Behind the scenes: movie guns
If you’re like a lot of gun fans, you try to identify or evaluate every gun in every movie and TV crime show. It was a real treat to get a behind-the-scenes look at guns used in current and past films when I visited the Independent Studio Services’ (ISS) Weapons Division warehouse in Los Angeles earlier this month.
ISS supplies most of the guns seen in most entertainment media worldwide. The family-owned business provides training and consulting for directors and actors to ensure their wares are presented in the desired manner—whether that includes competent handling, historical accuracy, or simply making a memorable impression. An in-house gunsmith shop does modifications and repairs to keep guns running properly. The shop’s talent also crafts parts and features that can’t be obtained on the market, or are simply original.
ISS rules are that media coverage cannot name the productions that any weapon was, or is being, used in. Nevertheless, movie buffs may recognize a few in this collection of pictures.
The team spends a lot of time on the range testing weapons, providing training, and working out accurate portrayals of guns from the earliest flintlock to “ray guns.”
Here’s but a small sampling of the treasures inside the heavily guarded facility.
Eye candy in the revolver room.
You may be badass, but are you a make-your-own-axe-blade-and-mount-it-to-the-muzzle-end-of-your-shotgun badass? ISS gunsmith Scott Fritschler has done that, twice. This one-of-a-kind creation was broken during filming. Here, he’s showing the device mounted to the scattergun with his second hand-crafted aluminum mount.
This finely detailed stock was seen among the company’s dizzying array of shotguns.
Action movie buffs will recognize this monster, being shown off by Larry Zanoff, manager of Independent Studio Services Weapons Division.
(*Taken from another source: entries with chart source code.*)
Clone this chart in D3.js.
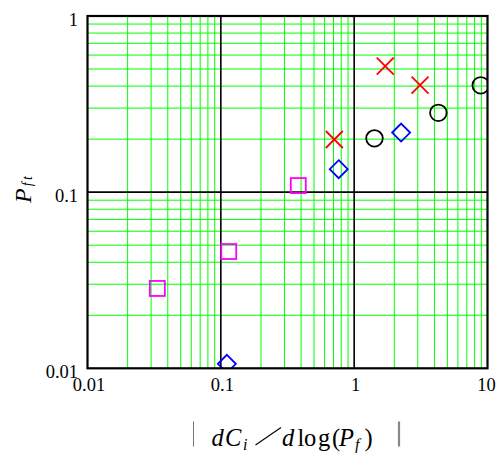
<!DOCTYPE html>
<html><head><meta charset="utf-8">
<script src="https://cdn.jsdelivr.net/npm/d3@7"></script>
<style>html,body{margin:0;padding:0;background:#fff;}</style>
</head><body>
<svg id="c" width="500" height="453"></svg>
<script>
// Data
const squareX = [0.0334, 0.1146, 0.381];
const squareY = [0.0284, 0.046, 0.109];
const diamondX = [0.111, 0.766, 2.25];
const diamondY = [0.0106, 0.135, 0.218];
const crossX = [0.71, 1.71, 3.12];
const crossY = [0.199, 0.52, 0.405];
const circleX = [1.42, 4.28, 8.9];
const circleY = [0.202, 0.282, 0.404];
const xTicks = [0.01, 0.1, 1, 10];
const yTicks = [0.01, 0.1, 1];
const xTickLabels = ["0.01", "0.1", "1", "10"];
const yTickLabels = ["0.01", "0.1", "1"];

const L = 87.5, R = 487.5, T = 16, B = 368.3;
const svg = d3.select("#c");
const x = d3.scaleLog().domain([0.01, 10]).range([L, R]);
const y = d3.scaleLog().domain([0.01, 1]).range([B, T]);

// minor grid
const minorX = [], minorY = [];
for (let d = -2; d < 1; d++) for (let k = 2; k <= 9; k++) minorX.push(k * Math.pow(10, d));
for (let d = -2; d < 0; d++) for (let k = 2; k <= 9; k++) minorY.push(k * Math.pow(10, d));
const g = svg.append("g");
g.selectAll(".mx").data(minorX).enter().append("line")
  .attr("x1", d => x(d)).attr("x2", d => x(d)).attr("y1", T).attr("y2", B)
  .attr("stroke", "#00ff00").attr("stroke-width", 1);
g.selectAll(".my").data(minorY).enter().append("line")
  .attr("y1", d => y(d)).attr("y2", d => y(d)).attr("x1", L).attr("x2", R)
  .attr("stroke", "#00ff00").attr("stroke-width", 1);
// major grid
g.selectAll(".Mx").data(xTicks.slice(1, -1)).enter().append("line")
  .attr("x1", d => x(d)).attr("x2", d => x(d)).attr("y1", T).attr("y2", B)
  .attr("stroke", "#000").attr("stroke-width", 1.6);
g.selectAll(".My").data(yTicks.slice(1, -1)).enter().append("line")
  .attr("y1", d => y(d)).attr("y2", d => y(d)).attr("x1", L).attr("x2", R)
  .attr("stroke", "#000").attr("stroke-width", 1.6);

svg.append("clipPath").attr("id", "clip").append("rect")
  .attr("x", L).attr("y", T).attr("width", R - L).attr("height", B - T);
const m = svg.append("g").attr("clip-path", "url(#clip)");

const sq = d3.zip(squareX, squareY);
m.selectAll(".sq").data(sq).enter().append("rect")
  .attr("x", d => x(d[0]) - 7.5).attr("y", d => y(d[1]) - 7.5)
  .attr("width", 15).attr("height", 15)
  .attr("fill", "none").attr("stroke", "#ff00ff").attr("stroke-width", 1.8);

const dm = d3.zip(diamondX, diamondY);
m.selectAll(".dm").data(dm).enter().append("path")
  .attr("d", d => { const cx = x(d[0]), cy = y(d[1]), s = 9;
    return `M${cx},${cy - s}L${cx + s},${cy}L${cx},${cy + s}L${cx - s},${cy}Z`; })
  .attr("fill", "none").attr("stroke", "#0000ff").attr("stroke-width", 1.8);

const cr = d3.zip(crossX, crossY);
m.selectAll(".cr").data(cr).enter().append("path")
  .attr("d", d => { const cx = x(d[0]), cy = y(d[1]), s = 8.5;
    return `M${cx - s},${cy - s}L${cx + s},${cy + s}M${cx - s},${cy + s}L${cx + s},${cy - s}`; })
  .attr("fill", "none").attr("stroke", "#ff0000").attr("stroke-width", 1.8);

const ci = d3.zip(circleX, circleY);
m.selectAll(".ci").data(ci).enter().append("circle")
  .attr("cx", d => x(d[0])).attr("cy", d => y(d[1])).attr("r", 8.3)
  .attr("fill", "none").attr("stroke", "#000").attr("stroke-width", 1.8);

// frame
svg.append("rect").attr("x", L).attr("y", T).attr("width", R - L).attr("height", B - T)
  .attr("fill", "none").attr("stroke", "#000").attr("stroke-width", 2.2);

const font = "'Liberation Serif', 'Times New Roman', serif";
// tick labels
svg.selectAll(".xt").data(xTicks).enter().append("text")
  .attr("x", (d, i) => x(d) + (i === 3 ? -1 : 1.5)).attr("y", 391)
  .attr("text-anchor", "middle").attr("font-family", font).attr("font-size", 18.5)
  .text((d, i) => xTickLabels[i]);
svg.selectAll(".yt").data(yTicks).enter().append("text")
  .attr("x", 78).attr("y", d => y(d) + 10)
  .attr("text-anchor", "end").attr("font-family", font).attr("font-size", 18.5)
  .text((d, i) => yTickLabels[i]);

// y title
const yt = svg.append("text").attr("transform", "translate(31,203) rotate(-90)")
  .attr("text-anchor", "start").attr("font-family", font).attr("font-size", 24).attr("font-style", "italic");
yt.append("tspan").text("P");
yt.append("tspan").attr("font-size", 14).attr("dy", 1).attr("dx", 2).attr("letter-spacing", 2.5).text("ft");

// x title, pieces placed along the baseline
const xtParts = [
  {t: "d", x: 211.5, dy: 0, fs: 24.5, it: true},
  {t: "C", x: 225, dy: 0, fs: 24.5, it: true},
  {t: "i", x: 243, dy: 4, fs: 16, it: true},
  {t: "d", x: 282, dy: 0, fs: 24.5, it: true},
  {t: "l", x: 297.5, dy: 0, fs: 24.5, it: false},
  {t: "o", x: 304, dy: 0, fs: 24.5, it: false},
  {t: "g", x: 318, dy: 0, fs: 24.5, it: false},
  {t: "(", x: 332, dy: 0, fs: 24.5, it: false},
  {t: "P", x: 339, dy: 0, fs: 24.5, it: true},
  {t: "f", x: 355, dy: 4, fs: 16, it: true},
  {t: ")", x: 364.5, dy: 0, fs: 24.5, it: false}
];
const xg = svg.append("g").attr("font-family", font);
xg.selectAll("text").data(xtParts).enter().append("text")
  .attr("x", d => d.x).attr("y", d => 446 + d.dy)
  .attr("font-size", d => d.fs).attr("font-style", d => d.it ? "italic" : "normal")
  .attr("fill", "#000").text(d => d.t);
// absolute-value bars and the long division slash
xg.append("line").attr("x1", 193.5).attr("y1", 421.5).attr("x2", 193.5).attr("y2", 446.5)
  .attr("stroke", "#777").attr("stroke-width", 1);
xg.append("line").attr("x1", 399).attr("y1", 421.5).attr("x2", 399).attr("y2", 446.5)
  .attr("stroke", "#888").attr("stroke-width", 2.2);
xg.append("line").attr("x1", 255.5).attr("y1", 445).attr("x2", 281).attr("y2", 427.5)
  .attr("stroke", "#000").attr("stroke-width", 1.1);
</script>
</body></html>
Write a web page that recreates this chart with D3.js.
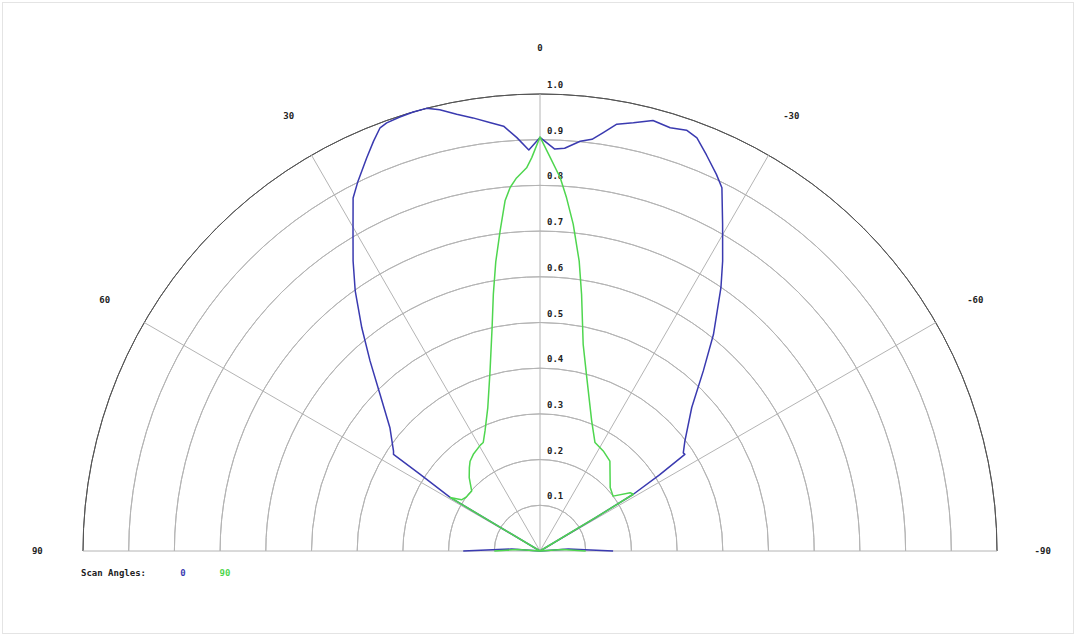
<!DOCTYPE html>
<meta charset="utf-8">
<script src="https://d3js.org/d3.v7.min.js"></script>
<style>
  body { margin: 0; background: #fff; }
  text { font-family: "DejaVu Sans Mono", monospace; font-size: 9px; font-weight: bold; fill: #222; }
</style>
<div id="my_dataviz"></div>
<script>

// scan angle 0 (blue) : angle in degrees (positive = left), relative value
var scan0Angles = [-90, -86, -62, -59, -58.7, -57.5, -56.3, -55.6, -52.8, -46.6, -42.2, -38.7, -34.5, -32.2, -29.2, -26.6, -25.1, -22.8, -20.8, -19.2, -17.1, -14.7, -12.3, -10.2, -8.6, -7.2, -5.6, -3.5, -2.1, 0,
                   1.6, 3.2, 4.9, 6.7, 8.8, 10.8, 12.8, 14.4, 16.1, 17.9, 19.7, 20.7, 22.1, 23.8, 26.2, 27.9, 30.3, 32.8, 35.4, 38.6, 41.8, 45.6, 50.6, 55.7, 56.6, 57.4, 59.2, 59.5, 86, 90];
var scan0Values = [0.16, 0.062, 0, 0.14, 0.239, 0.31, 0.381, 0.38, 0.398, 0.457, 0.532, 0.607, 0.699, 0.75, 0.819, 0.889, 0.91, 0.94, 0.967, 0.975, 0.969, 0.974, 0.959, 0.949, 0.926, 0.908, 0.901, 0.883, 0.88, 0.905,
                   0.878, 0.906, 0.933, 0.944, 0.959, 0.973, 0.99, 1.0, 1.0, 0.998, 0.995, 0.99, 0.968, 0.94, 0.902, 0.874, 0.811, 0.755, 0.698, 0.625, 0.558, 0.49, 0.425, 0.388, 0.384, 0.312, 0.229, 0, 0.062, 0.168];

// scan angle 90 (green)
var scan90Angles = [-90, -86, -62, -59, -58.7, -57.1, -53.1, -47.9, -45, -37.9, -32.3, -26.9, -21.7, -15.1, -11.8, -9.2, -7.7, -5.8, -4.3, -3.1, -1.5, 0,
                    1.2, 2, 3.6, 4.7, 5.7, 7.1, 8.7, 10.3, 12.1, 15.5, 20, 24.6, 27.6, 29.4, 34.6, 37.9, 40.3, 44, 48.7, 50.2, 54, 56.9, 59.2, 59.5, 86, 90];
var scan90Values = [0.1, 0.05, 0, 0.15, 0.239, 0.235, 0.2, 0.207, 0.217, 0.249, 0.259, 0.266, 0.306, 0.393, 0.462, 0.569, 0.64, 0.719, 0.775, 0.818, 0.861, 0.906,
                    0.861, 0.839, 0.818, 0.798, 0.77, 0.706, 0.64, 0.571, 0.5, 0.409, 0.334, 0.289, 0.268, 0.266, 0.257, 0.249, 0.239, 0.223, 0.199, 0.199, 0.2, 0.205, 0.229, 0, 0.05, 0.1];

var ringTicks = [0.1, 0.2, 0.3, 0.4, 0.5, 0.6, 0.7, 0.8, 0.9, 1.0];
var spokeAngles = [-90, -60, -30, 0, 30, 60, 90];
var legendLabels = ["0", "90"];

var width = 1080, height = 637;
var cx = 540, cy = 551;

var svg = d3.select("#my_dataviz")
  .append("svg")
    .attr("width", width)
    .attr("height", height);

// faint frame
svg.append("rect")
  .attr("x", 2.5).attr("y", 2.5)
  .attr("width", 1071).attr("height", 631)
  .attr("fill", "none")
  .attr("stroke", "#e4e4e4");

var g = svg.append("g")
  .attr("transform", "translate(" + cx + "," + cy + ")");

var r = d3.scaleLinear().domain([0, 1]).range([0, 457]);
// degrees (positive to the left) -> radians clockwise from top
var a = d3.scaleLinear().domain([-90, 90]).range([Math.PI / 2, -Math.PI / 2]);

// rings
var arc = d3.arc()
  .innerRadius(function(d) { return r(d); })
  .outerRadius(function(d) { return r(d); })
  .startAngle(-Math.PI / 2)
  .endAngle(Math.PI / 2);

g.selectAll(".ring")
  .data(ringTicks)
  .enter()
  .append("path")
    .attr("d", arc)
    .attr("fill", "none")
    .attr("stroke", function(d) { return d == 1 ? "#555" : "#b4b4b4"; })
    .attr("stroke-width", 1);

// spokes
g.selectAll(".spoke")
  .data(spokeAngles)
  .enter()
  .append("line")
    .attr("x1", 0).attr("y1", 0)
    .attr("x2", function(d) { return r(1) * Math.sin(a(d)); })
    .attr("y2", function(d) { return -r(1) * Math.cos(a(d)); })
    .attr("stroke", "#b4b4b4")
    .attr("stroke-width", 1);

// radius labels
g.selectAll(".rlabel")
  .data(ringTicks)
  .enter()
  .append("text")
    .attr("x", 7)
    .attr("y", function(d) { return -r(d) - 6; })
    .text(function(d) { return d3.format(".1f")(d); });

// angle labels
g.selectAll(".alabel")
  .data(spokeAngles)
  .enter()
  .append("text")
    .attr("x", function(d) { return r(1.1) * Math.sin(a(d)); })
    .attr("y", function(d) { return -r(1.1) * Math.cos(a(d)); })
    .attr("text-anchor", "middle")
    .attr("dy", "0.35em")
    .text(function(d) { return d; });

// curves
var line = d3.lineRadial()
  .angle(function(d) { return a(d[0]); })
  .radius(function(d) { return r(d[1]); });

var series = [
  { data: d3.zip(scan0Angles, scan0Values), color: "#3a3ab0" },
  { data: d3.zip(scan90Angles, scan90Values), color: "#4fd64f" }
];

g.selectAll(".curve")
  .data(series)
  .enter()
  .append("path")
    .attr("d", function(d) { return line(d.data); })
    .attr("fill", "none")
    .attr("stroke", function(d) { return d.color; })
    .attr("stroke-width", 1.5)
    .attr("stroke-linejoin", "round");

// legend
svg.append("text")
  .attr("x", 81).attr("y", 576)
  .text("Scan Angles:");

svg.selectAll(".leg")
  .data(legendLabels)
  .enter()
  .append("text")
    .attr("x", function(d, i) { return 183 + i * 42; })
    .attr("y", 576)
    .attr("text-anchor", "middle")
    .style("fill", function(d, i) { return series[i].color; })
    .text(function(d) { return d; });

</script>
Zanoff proudly says the design, which was demanded by a movie director, was made in-house on a Beretta platform. They even found a way to put a working, decocking safety on the futuristic weapon.
Ebony and ivory—parade pieces reside next to historical rifles.
This original Gatling Gun is fully functional. Look familiar? Hint: a character named Carnegie.
ISS pitted Gatling Gun, above, against a solid piece of hardwood to ensure accuracy in a scene that entailed firing through a wall. 100 rounds at 100 yards resulted in a tight group and a pile of sawdust.
Gunsmith Brian Rogers works on a revolver frame. Currently, only three of the company’s four fulltime gunsmith jobs, located in LA, are filled—qualified people are encouraged to apply.
The outstanding collection of black powder handguns is enough to make a person think about John Wilkes Booth.
Of course there are black powder rifles too.
These ornately detailed stocks come from Turkey.